## start Dataset content

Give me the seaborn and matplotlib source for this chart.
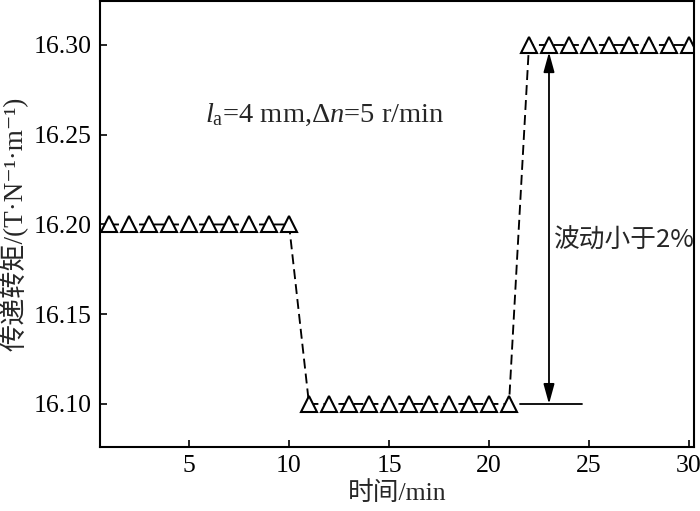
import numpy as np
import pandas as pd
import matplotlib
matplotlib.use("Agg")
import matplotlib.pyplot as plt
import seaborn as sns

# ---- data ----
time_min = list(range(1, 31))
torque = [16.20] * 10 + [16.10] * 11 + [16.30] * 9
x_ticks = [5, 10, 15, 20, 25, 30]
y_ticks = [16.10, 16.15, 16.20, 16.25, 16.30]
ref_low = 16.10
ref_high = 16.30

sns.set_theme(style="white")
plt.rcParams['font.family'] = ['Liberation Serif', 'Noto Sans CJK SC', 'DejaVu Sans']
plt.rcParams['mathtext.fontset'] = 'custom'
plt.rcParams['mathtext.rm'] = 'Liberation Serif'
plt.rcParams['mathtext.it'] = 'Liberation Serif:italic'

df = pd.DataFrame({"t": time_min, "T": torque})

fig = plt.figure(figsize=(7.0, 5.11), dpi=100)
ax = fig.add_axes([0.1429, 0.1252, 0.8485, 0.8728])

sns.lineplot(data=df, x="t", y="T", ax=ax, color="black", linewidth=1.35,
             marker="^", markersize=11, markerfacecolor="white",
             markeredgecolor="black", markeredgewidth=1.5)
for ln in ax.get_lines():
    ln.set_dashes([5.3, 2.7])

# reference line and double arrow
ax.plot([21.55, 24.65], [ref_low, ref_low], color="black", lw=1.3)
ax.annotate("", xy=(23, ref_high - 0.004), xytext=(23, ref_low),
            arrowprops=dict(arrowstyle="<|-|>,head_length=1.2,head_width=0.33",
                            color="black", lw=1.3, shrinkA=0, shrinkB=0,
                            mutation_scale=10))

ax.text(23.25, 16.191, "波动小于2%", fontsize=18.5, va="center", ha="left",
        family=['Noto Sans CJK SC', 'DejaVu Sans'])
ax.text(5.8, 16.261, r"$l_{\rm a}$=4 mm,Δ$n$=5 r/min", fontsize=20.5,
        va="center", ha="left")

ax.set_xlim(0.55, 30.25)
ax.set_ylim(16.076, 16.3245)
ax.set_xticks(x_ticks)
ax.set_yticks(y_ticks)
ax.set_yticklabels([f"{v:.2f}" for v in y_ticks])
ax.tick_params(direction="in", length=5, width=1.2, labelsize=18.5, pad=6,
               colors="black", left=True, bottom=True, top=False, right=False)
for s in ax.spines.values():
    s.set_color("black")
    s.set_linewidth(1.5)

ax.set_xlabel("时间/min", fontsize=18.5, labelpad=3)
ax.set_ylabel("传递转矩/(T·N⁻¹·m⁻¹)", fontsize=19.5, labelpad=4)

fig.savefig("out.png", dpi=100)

## end Dataset content

Exercise:
Set the data above down again exactly as given, with no pictures.

Output of the task:
Give me the seaborn and matplotlib source for this chart.
import numpy as np
import pandas as pd
import matplotlib
matplotlib.use("Agg")
import matplotlib.pyplot as plt
import seaborn as sns

# ---- data ----
time_min = list(range(1, 31))
torque = [16.20] * 10 + [16.10] * 11 + [16.30] * 9
x_ticks = [5, 10, 15, 20, 25, 30]
y_ticks = [16.10, 16.15, 16.20, 16.25, 16.30]
ref_low = 16.10
ref_high = 16.30

sns.set_theme(style="white")
plt.rcParams['font.family'] = ['Liberation Serif', 'Noto Sans CJK SC', 'DejaVu Sans']
plt.rcParams['mathtext.fontset'] = 'custom'
plt.rcParams['mathtext.rm'] = 'Liberation Serif'
plt.rcParams['mathtext.it'] = 'Liberation Serif:italic'

df = pd.DataFrame({"t": time_min, "T": torque})

fig = plt.figure(figsize=(7.0, 5.11), dpi=100)
ax = fig.add_axes([0.1429, 0.1252, 0.8485, 0.8728])

sns.lineplot(data=df, x="t", y="T", ax=ax, color="black", linewidth=1.35,
             marker="^", markersize=11, markerfacecolor="white",
             markeredgecolor="black", markeredgewidth=1.5)
for ln in ax.get_lines():
    ln.set_dashes([5.3, 2.7])

# reference line and double arrow
ax.plot([21.55, 24.65], [ref_low, ref_low], color="black", lw=1.3)
ax.annotate("", xy=(23, ref_high - 0.004), xytext=(23, ref_low),
            arrowprops=dict(arrowstyle="<|-|>,head_length=1.2,head_width=0.33",
                            color="black", lw=1.3, shrinkA=0, shrinkB=0,
                            mutation_scale=10))

ax.text(23.25, 16.191, "波动小于2%", fontsize=18.5, va="center", ha="left",
        family=['Noto Sans CJK SC', 'DejaVu Sans'])
ax.text(5.8, 16.261, r"$l_{\rm a}$=4 mm,Δ$n$=5 r/min", fontsize=20.5,
        va="center", ha="left")

ax.set_xlim(0.55, 30.25)
ax.set_ylim(16.076, 16.3245)
ax.set_xticks(x_ticks)
ax.set_yticks(y_ticks)
ax.set_yticklabels([f"{v:.2f}" for v in y_ticks])
ax.tick_params(direction="in", length=5, width=1.2, labelsize=18.5, pad=6,
               colors="black", left=True, bottom=True, top=False, right=False)
for s in ax.spines.values():
    s.set_color("black")
    s.set_linewidth(1.5)

ax.set_xlabel("时间/min", fontsize=18.5, labelpad=3)
ax.set_ylabel("传递转矩/(T·N⁻¹·m⁻¹)", fontsize=19.5, labelpad=4)

fig.savefig("out.png", dpi=100)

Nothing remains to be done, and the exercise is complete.